**Required work**
Look through the listing and locate every line containing the word "diagram"; copy those lines.

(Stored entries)
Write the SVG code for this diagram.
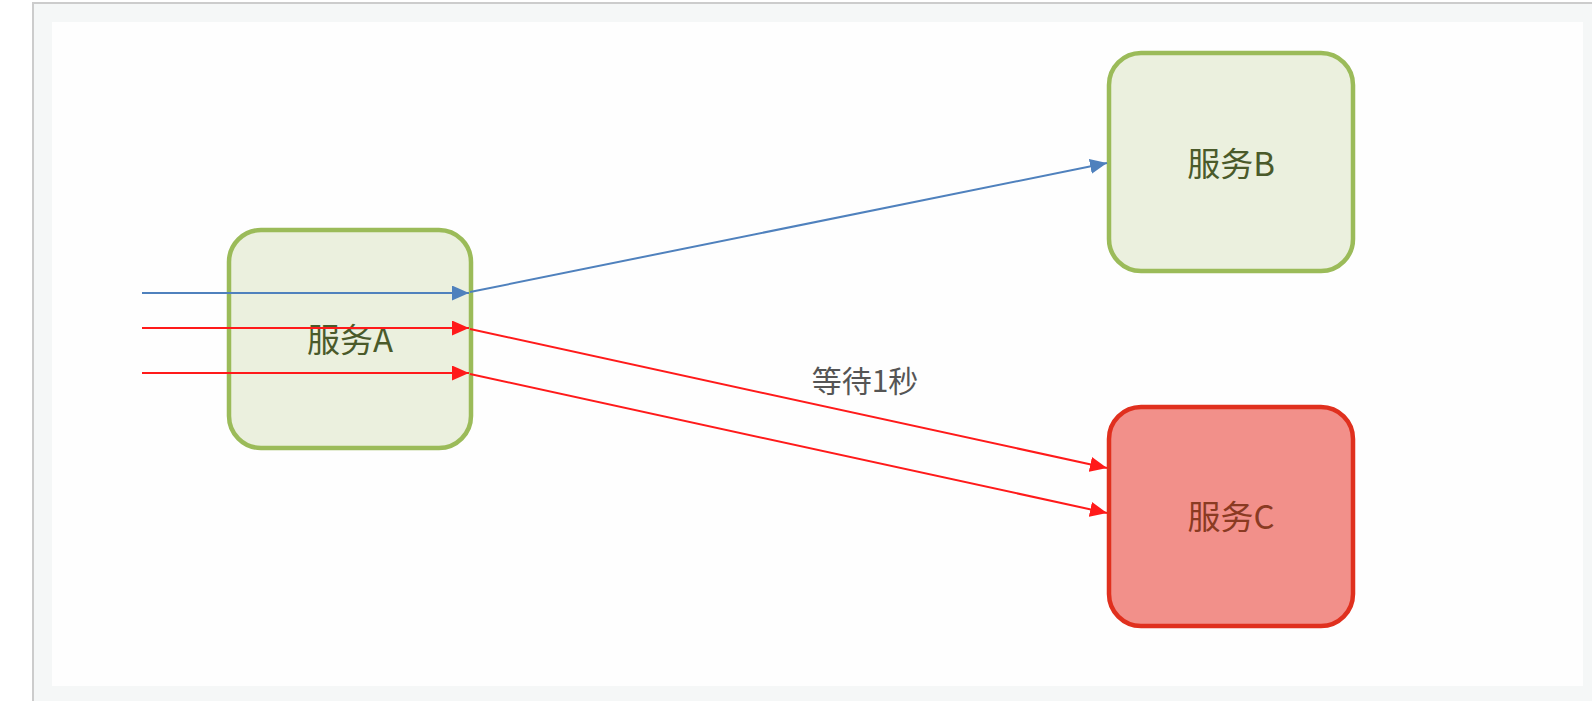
<svg xmlns="http://www.w3.org/2000/svg" width="1592" height="701" viewBox="0 0 1592 701">
<style>
.frame{fill:#f5f7f7;stroke:#cccccc;stroke-width:2}
.canvas{fill:#fefefe}
.ok{fill:#ebf0de;stroke:#9bbb59;stroke-width:4.5}
.bad{fill:#f2908a;stroke:#e0301e;stroke-width:4.5}
.t{font-family:"Noto Sans CJK SC","Noto Sans",sans-serif;text-anchor:middle;dominant-baseline:central}
.n{font-size:33px}
.tok{fill:#4a5a2a}
.tbad{fill:#8a3a22}
.lbl{fill:#555555;font-size:30px}
.blue{stroke:#4f81bd;stroke-width:2;fill:none}
.red{stroke:#ff1a1a;stroke-width:2;fill:none}
</style>
<defs>
<marker id="ab" viewBox="0 0 10 10" refX="10" refY="5" markerWidth="8.5" markerHeight="7.5" markerUnits="strokeWidth" orient="auto" preserveAspectRatio="none"><path d="M0,0L10,5L0,10z" fill="#4f81bd"/></marker>
<marker id="ar" viewBox="0 0 10 10" refX="10" refY="5" markerWidth="8.5" markerHeight="7.5" markerUnits="strokeWidth" orient="auto" preserveAspectRatio="none"><path d="M0,0L10,5L0,10z" fill="#ff1a1a"/></marker>
</defs>
<rect class="frame" x="33" y="3" width="1580" height="720"/>
<rect class="canvas" x="52" y="22" width="1531" height="664"/>
<g id="nodeA">
<rect class="ok" x="229" y="230" width="242" height="218" rx="32"/>
<text class="t n tok" x="350" y="338">服务A</text>
</g>
<g id="nodeB">
<rect class="ok" x="1109" y="53" width="244" height="218" rx="32"/>
<text class="t n tok" x="1231" y="162">服务B</text>
</g>
<g id="nodeC">
<rect class="bad" x="1109" y="407" width="244" height="219" rx="32"/>
<text class="t n tbad" x="1231" y="515">服务C</text>
</g>
<g id="connectors">
<line class="blue" x1="142" y1="293" x2="469" y2="293" marker-end="url(#ab)"/>
<line class="red" x1="142" y1="328" x2="469" y2="328" marker-end="url(#ar)"/>
<line class="red" x1="142" y1="373" x2="469" y2="373" marker-end="url(#ar)"/>
<line class="blue" x1="470" y1="292" x2="1107" y2="163" marker-end="url(#ab)"/>
<line class="red" x1="470" y1="329" x2="1107" y2="468" marker-end="url(#ar)"/>
<line class="red" x1="470" y1="374" x2="1107" y2="513" marker-end="url(#ar)"/>
<text class="t lbl" x="865" y="379">等待1秒</text>
</g>
</svg>
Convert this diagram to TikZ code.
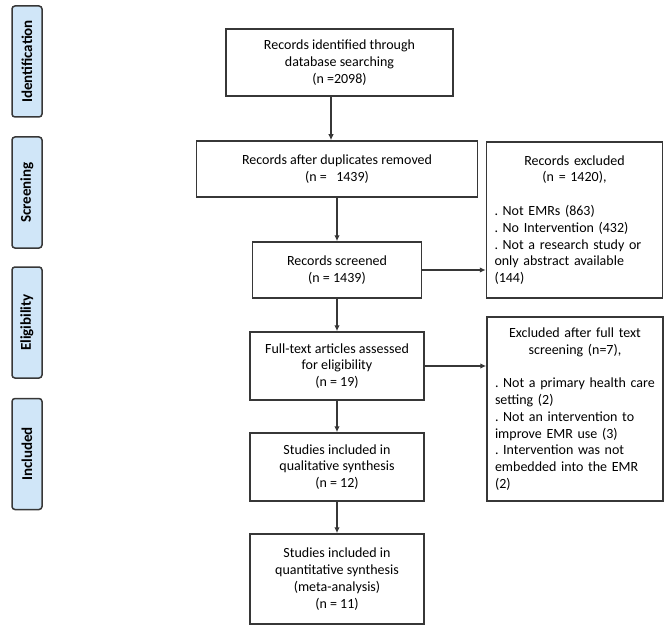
\documentclass[tikz,border=0pt]{standalone}
\usepackage{fontspec}
\setmainfont{Carlito}
\usetikzlibrary{arrows.meta}
\definecolor{stagefill}{RGB}{208,230,248}
\definecolor{linegray}{RGB}{55,55,55}
\frenchspacing
\begin{document}
\begin{tikzpicture}[x=1pt, y=-1pt,
  font=\fontsize{14}{16.8}\selectfont,
  box/.style={draw=linegray, line width=1.5pt, align=center, inner sep=0pt},
  rbox/.style={draw=linegray, line width=1.5pt, text width=170pt, inner sep=0pt,
    minimum width=176pt},
  stage/.style={draw=linegray, line width=1.5pt, fill=stagefill, rounded corners=3pt,
    rotate=90, minimum width=111pt, minimum height=30pt, inner sep=0pt,
    font=\fontsize{15}{18}\selectfont\bfseries},
  arr/.style={draw=linegray, line width=1.5pt, -{Latex[length=6pt,width=5.5pt]}}]
\useasboundingbox (0,0) rectangle (671,628);

\node[stage] (s1) at (27,61.5) {Identification};
\node[stage] (s2) at (27,192.5) {Screening};
\node[stage] (s3) at (27,322.5) {Eligibility};
\node[stage] (s4) at (27,454) {Included};

\node[box, minimum width=227pt, minimum height=67pt] (b1) at (339.5,62.5)
  {Records identified through\\database searching\\(n =2098)};
\node[box, minimum width=281pt, minimum height=56pt] (b2) at (337,169)
  {Records after duplicates removed\\(n =\ \ \ 1439)};
\node[box, minimum width=169pt, minimum height=56pt] (b3) at (337,270)
  {Records screened\\(n = 1439)};
\node[box, minimum width=174pt, minimum height=68pt] (b4) at (337,366)
  {Full-text articles assessed\\for eligibility\\(n = 19)};
\node[box, minimum width=174pt, minimum height=68pt] (b5) at (337,467)
  {Studies included in\\qualitative synthesis\\(n = 12)};
\node[box, minimum width=174pt, minimum height=90pt] (b6) at (337,579)
  {Studies included in\\quantitative synthesis\\(meta-analysis)\\(n = 11)};

% right column: the lists start 8pt inside the frame
\node[rbox, minimum height=156pt] (r1) at (574.5,220)
  {\centering Records excluded\\(n = 1420),\par\vspace{16.8pt}
   \raggedright\leftskip=5pt . Not EMRs (863)\\. No Intervention (432)\\. Not a research study or\\only abstract available\\(144)\par};
\node[rbox, minimum height=184pt] (r2) at (575,409)
  {\centering Excluded after full text\\screening (n=7),\par\vspace{16.8pt}
   \raggedright\leftskip=5pt . Not a primary health care\\setting (2)\\. Not an intervention to\\improve EMR use (3)\\. Intervention was not\\embedded into the EMR\\(2)\par};

\draw[arr] ([xshift=-8.5pt]b1.south) -- ([xshift=-6pt]b2.north);
\draw[arr] (b2) -- (b3);
\draw[arr] (b3) -- (b4);
\draw[arr] (b4) -- (b5);
\draw[arr] (b5) -- (b6);
\draw[arr] (b3.east) -- (b3.east -| r1.west);
\draw[arr] (b4.east) -- (b4.east -| r2.west);
\end{tikzpicture}
\end{document}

**Final result**
Write the SVG code for this diagram.
Convert this diagram to TikZ code.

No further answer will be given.